-Fanni Nánay, Directrice du PLACCC Festival
En tant que programmatrice d’un festival, habituellement je vois une performance ou un projet artistique seulement une fois (ou j’en entend parlé ou je lit à ce sujet) avant de l’inviter à faire partie de notre programme. C’est pourquoi c’était exceptionnel pour moi de pouvoir suivre SHAPERS pendant une longue période et à travers différentes villes avant de présenter la pièce à Budapest.
La première fois que j’ai entendu parler du projet SHAPERS, c’était à la Tanzmesse à Düsseldorf, début septembre 2016 – exactement deux ans avant la présentation à Budapest. L’idée de base d’une collaboration de danseurs de différents pays et de différentes cultures, créant un spectacle dans l’espace public et explorant les possibilités de ce type de travail, en dehors des lieux de création traditionnels, a immédiatement attiré mon attention. Je me sens privilégiée d’avoir vu la performance SHAPERS, développée dans le cadre du projet de collaboration, dans trois pays différents, dans trois contextes différents : devant une mosquée à Alexandrie, devant un musée à Sarajevo et devant un centre commercial à Marseille. Ainsi, la pièce de danse a pu rencontrer la religion, l’histoire et le commerce dans les trois villes.
Je pensais qu’il serait très pertinent de présenter SHAPERS également à Budapest – et de le confronter à la politique en quelques sortes. Le nationalisme et la xénophobie dans le discours politique officiel hongrois sont effrayants et extrêmement dangereux, donnant lieu au genre d’actes lorsque des personnes à la peau plus sombre sont tabassés par de «vrais» Hongrois. La belle et puissante performance de 8 danseurs de pays arabes et européens représente pour moi une ouverture sur les autres et je voulais apporter cette ouverture et cette acceptation à l’atmosphère toxique créée par la propagande gouvernementale en Hongrie.
Choisir l’emplacement d’un projet artistique dans l’espace public est toujours un aspect crucial de l’adaptation locale, et il était encore plus important pour moi de trouver une place significative pourSHAPERS, pour les raisons susmentionnées. J’ai proposé plusieurs options à Anne et à Jean-Antoine par courrier électronique, mais j’étais moi-même pas convaincu que c’étaient de bonnes suggestions, j’ai pensé à la place Rákóczi et ils sont tout de suite devenues enthousiastes.
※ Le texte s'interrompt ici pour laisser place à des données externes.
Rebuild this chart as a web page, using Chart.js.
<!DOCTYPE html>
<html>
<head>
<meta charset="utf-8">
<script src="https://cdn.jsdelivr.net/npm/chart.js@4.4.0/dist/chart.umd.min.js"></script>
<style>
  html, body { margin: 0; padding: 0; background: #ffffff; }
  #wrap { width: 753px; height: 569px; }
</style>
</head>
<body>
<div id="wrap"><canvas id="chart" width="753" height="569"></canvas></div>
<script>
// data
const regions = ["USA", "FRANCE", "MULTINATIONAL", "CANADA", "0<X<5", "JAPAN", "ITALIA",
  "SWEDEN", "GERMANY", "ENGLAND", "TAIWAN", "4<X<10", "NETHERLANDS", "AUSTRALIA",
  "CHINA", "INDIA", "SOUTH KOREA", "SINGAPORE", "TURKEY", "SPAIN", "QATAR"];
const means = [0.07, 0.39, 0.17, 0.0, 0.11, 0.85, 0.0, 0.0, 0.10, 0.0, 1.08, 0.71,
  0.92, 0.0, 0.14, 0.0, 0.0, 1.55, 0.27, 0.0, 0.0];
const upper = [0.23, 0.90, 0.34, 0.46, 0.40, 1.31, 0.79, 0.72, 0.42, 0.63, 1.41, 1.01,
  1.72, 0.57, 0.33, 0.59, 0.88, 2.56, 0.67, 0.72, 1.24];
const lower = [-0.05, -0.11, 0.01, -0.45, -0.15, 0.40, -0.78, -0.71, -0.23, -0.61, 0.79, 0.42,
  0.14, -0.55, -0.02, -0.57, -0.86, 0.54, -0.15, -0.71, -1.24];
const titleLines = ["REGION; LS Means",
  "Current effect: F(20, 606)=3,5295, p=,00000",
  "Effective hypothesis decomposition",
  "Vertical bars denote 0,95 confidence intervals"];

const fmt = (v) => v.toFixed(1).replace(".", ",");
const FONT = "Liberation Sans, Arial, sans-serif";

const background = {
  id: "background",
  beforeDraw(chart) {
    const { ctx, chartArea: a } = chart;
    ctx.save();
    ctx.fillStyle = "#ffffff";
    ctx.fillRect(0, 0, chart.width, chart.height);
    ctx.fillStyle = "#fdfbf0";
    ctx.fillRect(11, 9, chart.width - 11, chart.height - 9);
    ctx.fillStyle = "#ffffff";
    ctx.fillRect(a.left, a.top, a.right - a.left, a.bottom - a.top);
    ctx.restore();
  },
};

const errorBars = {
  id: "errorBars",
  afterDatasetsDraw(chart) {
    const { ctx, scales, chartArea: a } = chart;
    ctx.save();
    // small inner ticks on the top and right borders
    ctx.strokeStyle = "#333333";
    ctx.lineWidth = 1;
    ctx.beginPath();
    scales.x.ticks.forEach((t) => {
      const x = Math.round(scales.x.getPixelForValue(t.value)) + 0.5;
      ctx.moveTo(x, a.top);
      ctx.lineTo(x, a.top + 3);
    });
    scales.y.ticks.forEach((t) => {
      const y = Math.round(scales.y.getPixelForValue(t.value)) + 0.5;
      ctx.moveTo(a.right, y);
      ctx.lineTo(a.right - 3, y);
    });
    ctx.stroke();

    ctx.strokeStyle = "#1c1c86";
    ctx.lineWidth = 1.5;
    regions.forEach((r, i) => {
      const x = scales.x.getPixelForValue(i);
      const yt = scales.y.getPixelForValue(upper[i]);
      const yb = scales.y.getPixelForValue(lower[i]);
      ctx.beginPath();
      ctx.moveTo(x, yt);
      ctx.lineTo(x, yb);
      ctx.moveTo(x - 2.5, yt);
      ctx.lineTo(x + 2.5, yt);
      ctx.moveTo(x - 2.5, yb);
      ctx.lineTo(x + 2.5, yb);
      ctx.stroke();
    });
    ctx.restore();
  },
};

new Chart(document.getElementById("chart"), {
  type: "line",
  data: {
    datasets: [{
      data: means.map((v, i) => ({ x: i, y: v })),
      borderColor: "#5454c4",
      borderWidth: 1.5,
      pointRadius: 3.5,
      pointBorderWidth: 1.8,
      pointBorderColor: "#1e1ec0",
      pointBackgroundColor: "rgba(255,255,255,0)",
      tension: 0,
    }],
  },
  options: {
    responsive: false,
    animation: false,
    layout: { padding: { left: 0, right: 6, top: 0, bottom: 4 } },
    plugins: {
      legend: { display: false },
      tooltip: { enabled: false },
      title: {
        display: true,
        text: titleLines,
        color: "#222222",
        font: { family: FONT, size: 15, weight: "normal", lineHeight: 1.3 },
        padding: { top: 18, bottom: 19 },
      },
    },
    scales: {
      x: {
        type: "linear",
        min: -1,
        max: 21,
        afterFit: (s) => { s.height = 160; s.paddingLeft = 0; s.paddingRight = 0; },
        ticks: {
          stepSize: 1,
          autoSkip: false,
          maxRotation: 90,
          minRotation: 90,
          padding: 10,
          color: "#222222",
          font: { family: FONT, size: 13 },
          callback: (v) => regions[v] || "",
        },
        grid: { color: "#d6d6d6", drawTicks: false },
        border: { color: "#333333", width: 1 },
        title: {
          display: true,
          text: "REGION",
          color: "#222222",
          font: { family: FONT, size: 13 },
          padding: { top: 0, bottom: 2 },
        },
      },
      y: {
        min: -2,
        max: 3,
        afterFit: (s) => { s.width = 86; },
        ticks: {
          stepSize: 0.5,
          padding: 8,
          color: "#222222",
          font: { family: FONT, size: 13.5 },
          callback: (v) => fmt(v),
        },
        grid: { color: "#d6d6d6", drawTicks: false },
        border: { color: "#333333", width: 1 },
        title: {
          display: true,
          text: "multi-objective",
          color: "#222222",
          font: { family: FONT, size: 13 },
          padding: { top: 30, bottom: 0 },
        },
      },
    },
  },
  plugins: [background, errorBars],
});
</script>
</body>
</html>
La place Rákóczi est située à la frontière d’un quartier plus pauvre et ambivalent de Budapest, habité pour la plupart par une population Rom, qui était auparavant une zone désavantagée, mais qui est en cours de développement et de gentrification ces dernières années. Nous avons programmé plusieurs projets dans ce district, très souvent en collaboration avec des habitants locaux. En outre, MindSpace est une association partenaire de notre festival et exerce ses activités dans la halle du marché, ce qui lui permet de nouer des liens étroits avec les habitants de la région. Ils nous ont également aidés à organiser la discussion d’après-spectacle dans la halle après. ses heures d’ouverture.
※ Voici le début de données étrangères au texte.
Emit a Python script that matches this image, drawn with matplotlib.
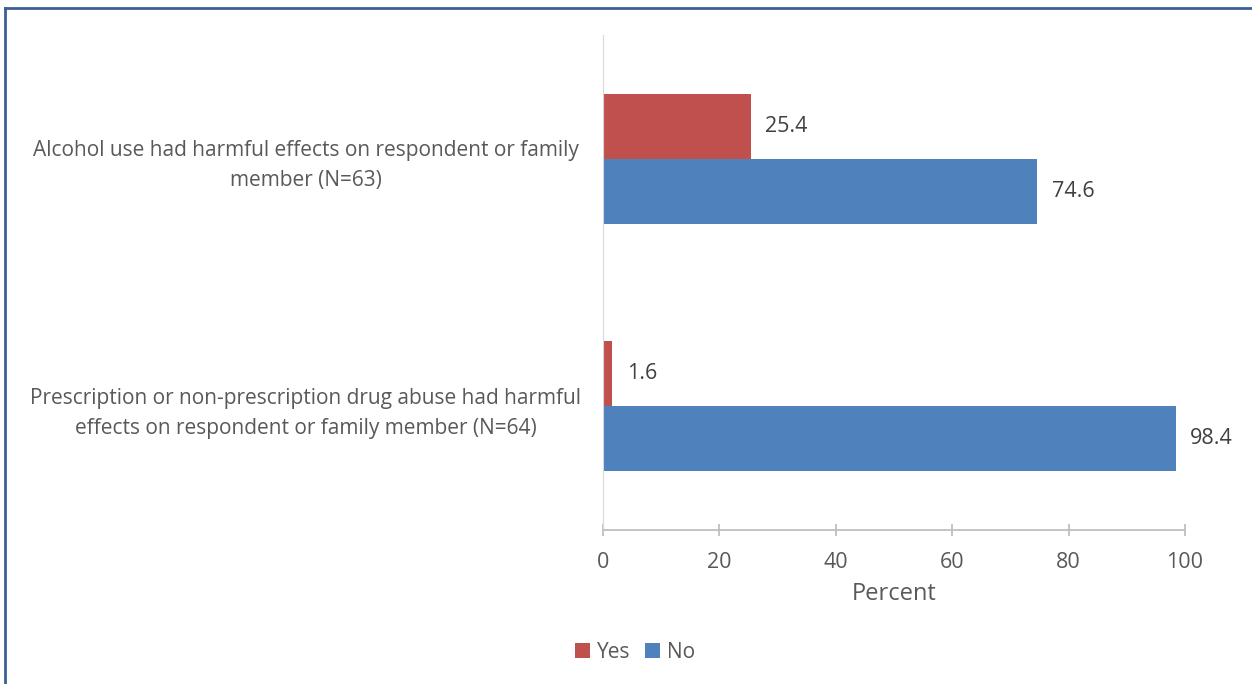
import matplotlib.pyplot as plt
import numpy as np
from matplotlib.lines import Line2D

categories = ["Alcohol use had harmful effects on respondent or family\nmember (N=63)",
              "Prescription or non-prescription drug abuse had harmful\neffects on respondent or family member (N=64)"]
yes_vals = [25.4, 1.6]
no_vals = [74.6, 98.4]

red = '#c0504d'
blue = '#4f81bd'
grey = '#595959'
plt.rcParams['font.family'] = ['Open Sans', 'DejaVu Sans']

fig = plt.figure(figsize=(12.52, 6.84), dpi=100)
ax = fig.add_axes([0.4816, 0.2251, 0.4649, 0.7237])

y = np.arange(len(categories))
h = 0.2627
ax.barh(y - h / 2, yes_vals, height=h, color=red, label='Yes')
ax.barh(y + h / 2, no_vals, height=h, color=blue, label='No')

for i in range(len(categories)):
    ax.text(yes_vals[i] + 2.5, y[i] - h / 2, f"{yes_vals[i]:.1f}", va='center', ha='left', fontsize=15.5, color='#404040')
    ax.text(no_vals[i] + 2.5, y[i] + h / 2, f"{no_vals[i]:.1f}", va='center', ha='left', fontsize=15.5, color='#404040')

ax.set_ylim(1.5, -0.5)
ax.set_xlim(0, 100)
ax.set_yticks(y)
ax.set_yticklabels(categories, fontsize=15, color=grey, ha='center', linespacing=1.55)
ax.tick_params(axis='y', length=0, pad=214)
ax.set_xticks(range(0, 101, 20))
ax.tick_params(axis='x', colors='#bfbfbf', labelcolor=grey, labelsize=15.5, length=8, width=1.3, direction='inout', pad=12)
for s in ['top', 'right']:
    ax.spines[s].set_visible(False)
ax.spines['left'].set_color('#d9d9d9')
ax.spines['bottom'].set_color('#bfbfbf')
ax.spines['bottom'].set_linewidth(1.3)
ax.set_xlabel('Percent', fontsize=17, color=grey, labelpad=6)

fig.legend(loc='center', bbox_to_anchor=(635 / 1252, 1 - 652 / 684), ncol=2, frameon=False,
           fontsize=15, handlelength=0.7, handleheight=0.7, handletextpad=0.35, columnspacing=0.7,
           labelcolor=grey)

# outer frame (left and top only visible)
fig.add_artist(Line2D([5 / 1252, 5 / 1252], [0, 1 - 8 / 684], color='#3a5f95', lw=2, transform=fig.transFigure))
fig.add_artist(Line2D([5 / 1252, 1], [1 - 8 / 684, 1 - 8 / 684], color='#3a5f95', lw=2, transform=fig.transFigure))

fig.savefig('out.png', dpi=100)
Je pense que notre choix pour le lieu s’est avéré judicieux. Des gens du quartier et des professionnels de la danse et de la scène culturelles hongroises sont venus voir le spectacle ensemble. À la fin, une femme Rom m’a dit : « Ces gars-là savent vraiment danser. Évidemment, nous, les gitans, le savons mieux que quiconque, mais ils y réussissent aussi très bien ».
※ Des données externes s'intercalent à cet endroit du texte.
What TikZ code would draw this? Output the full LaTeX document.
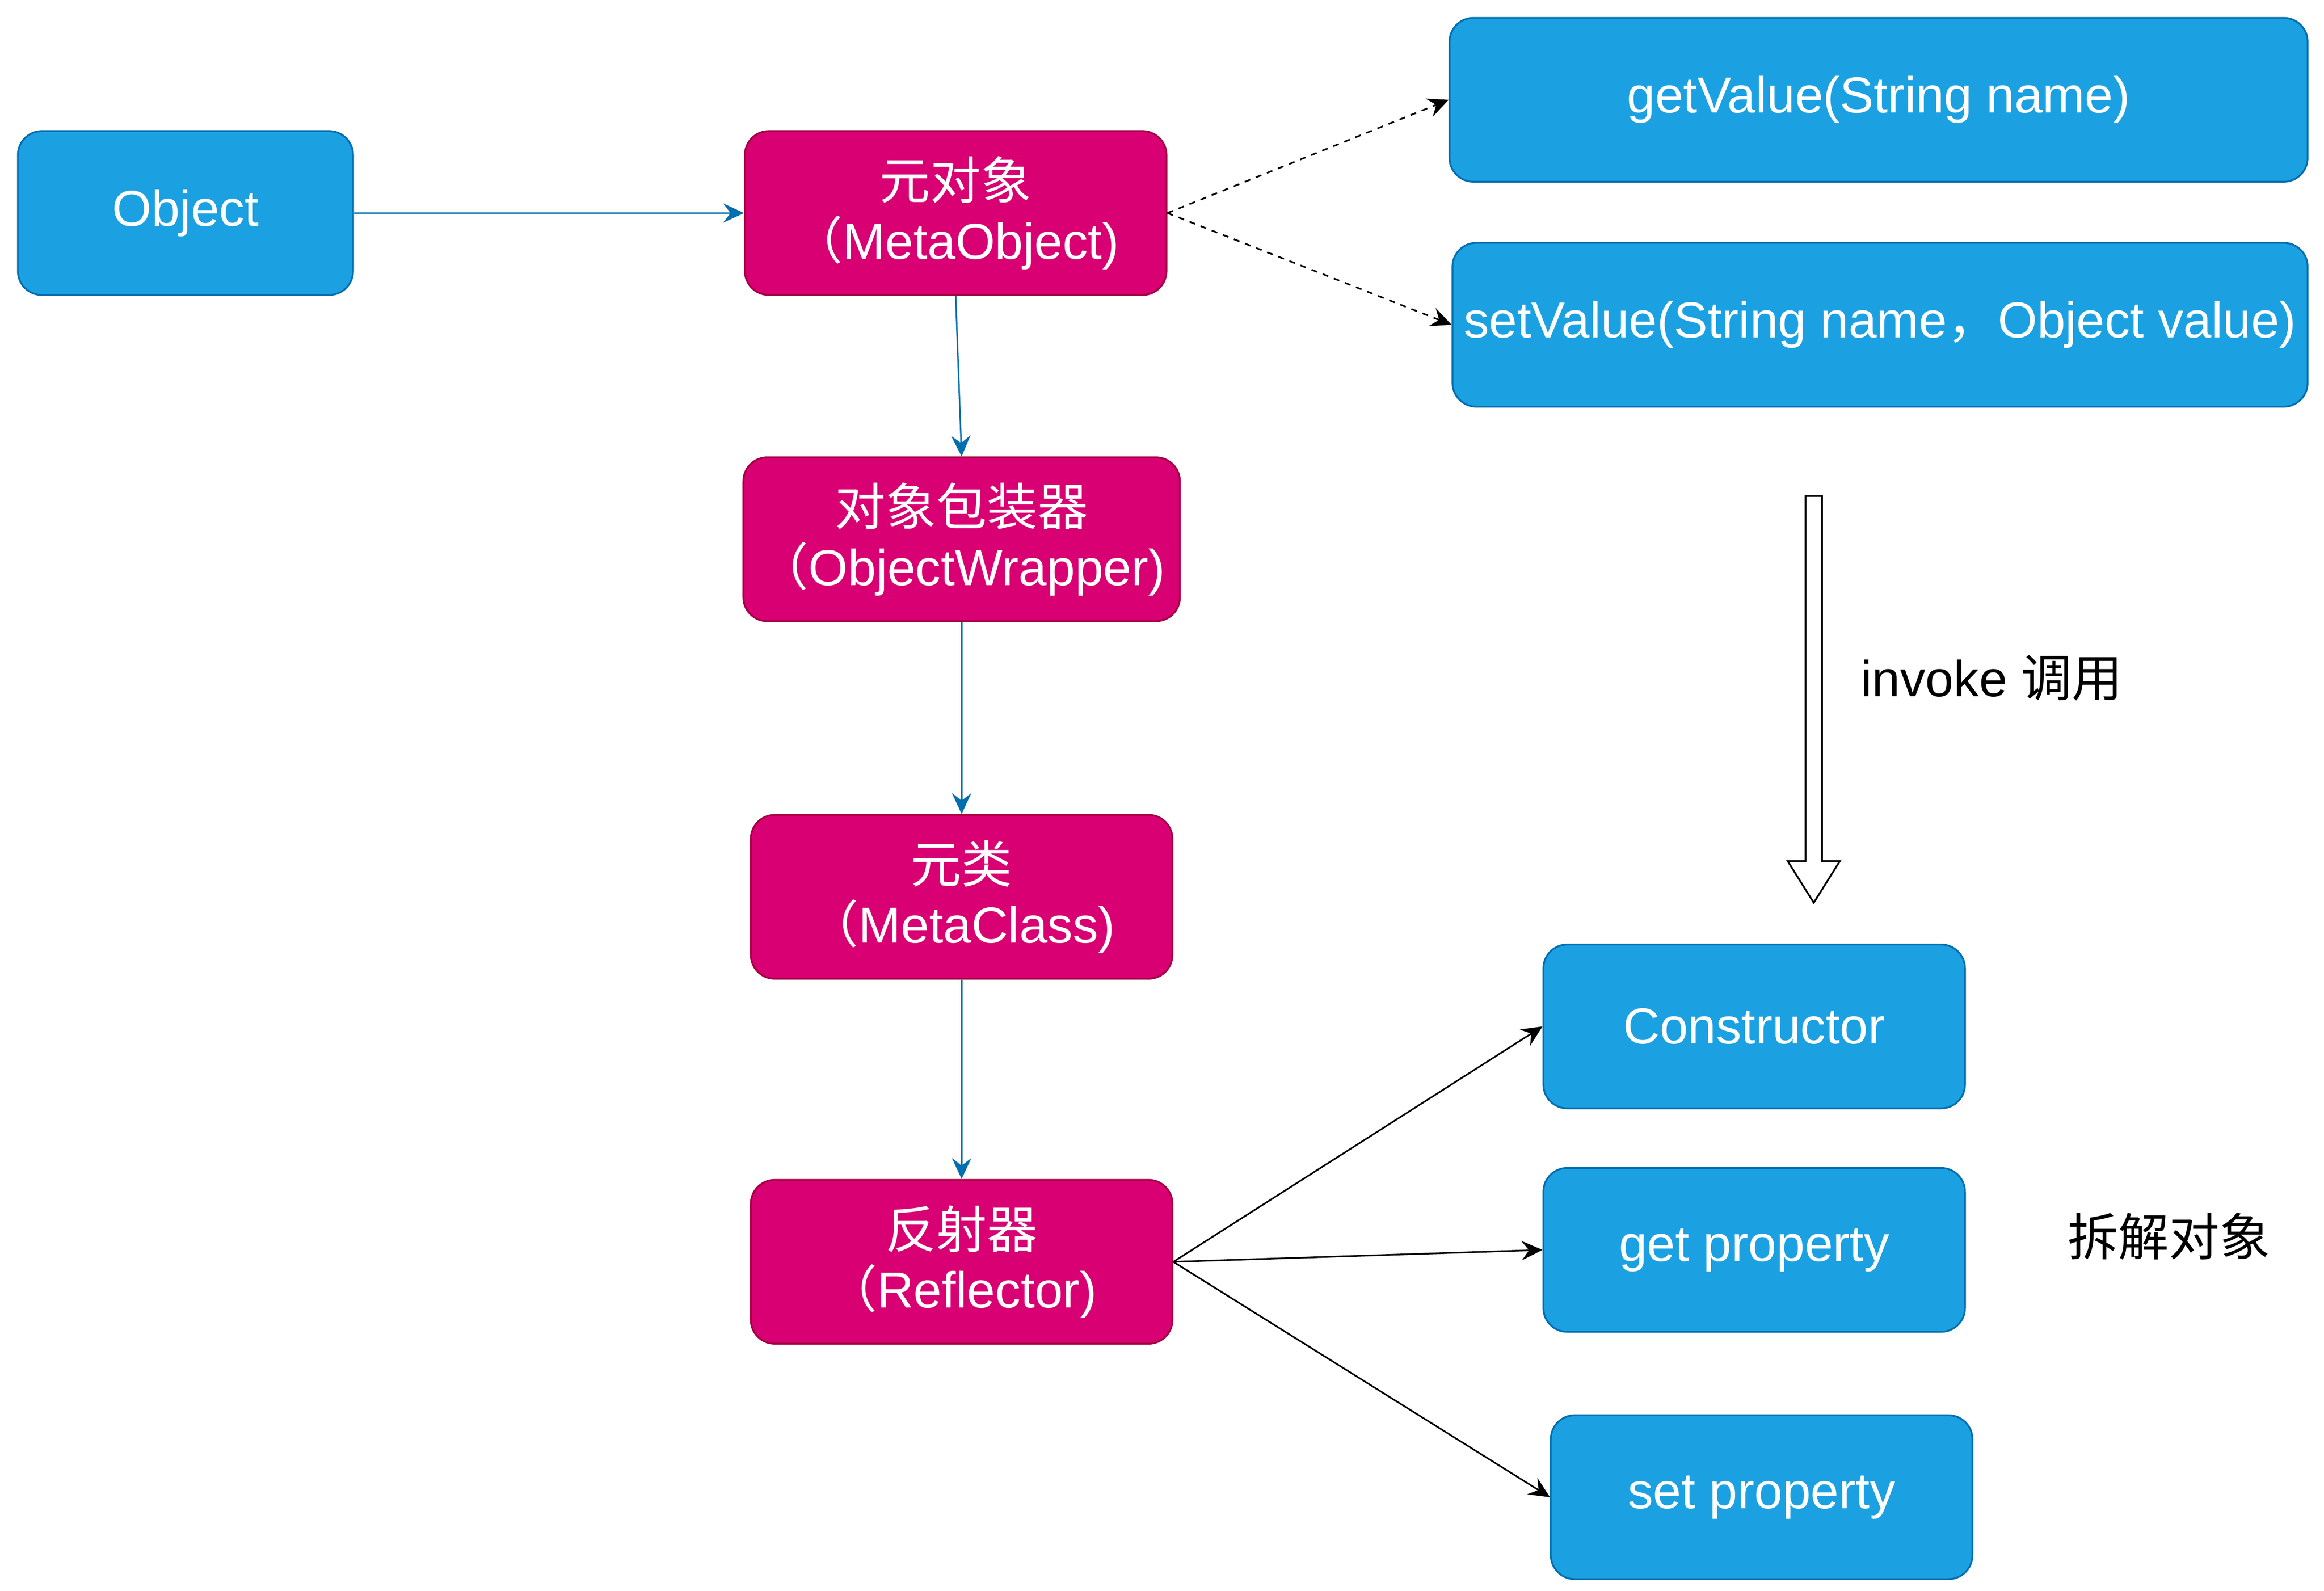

En 2018 le festival PLACCC a continué son travail des 10 dernières années en accueillant des événements artistiques in situ dans des espaces publics et des lieux uniques. Les mots clés du festival cette année étaient le corps et la technologie ; le programme consistait principalement en des productions de danse et des projets basés sur les nouvelles technologies.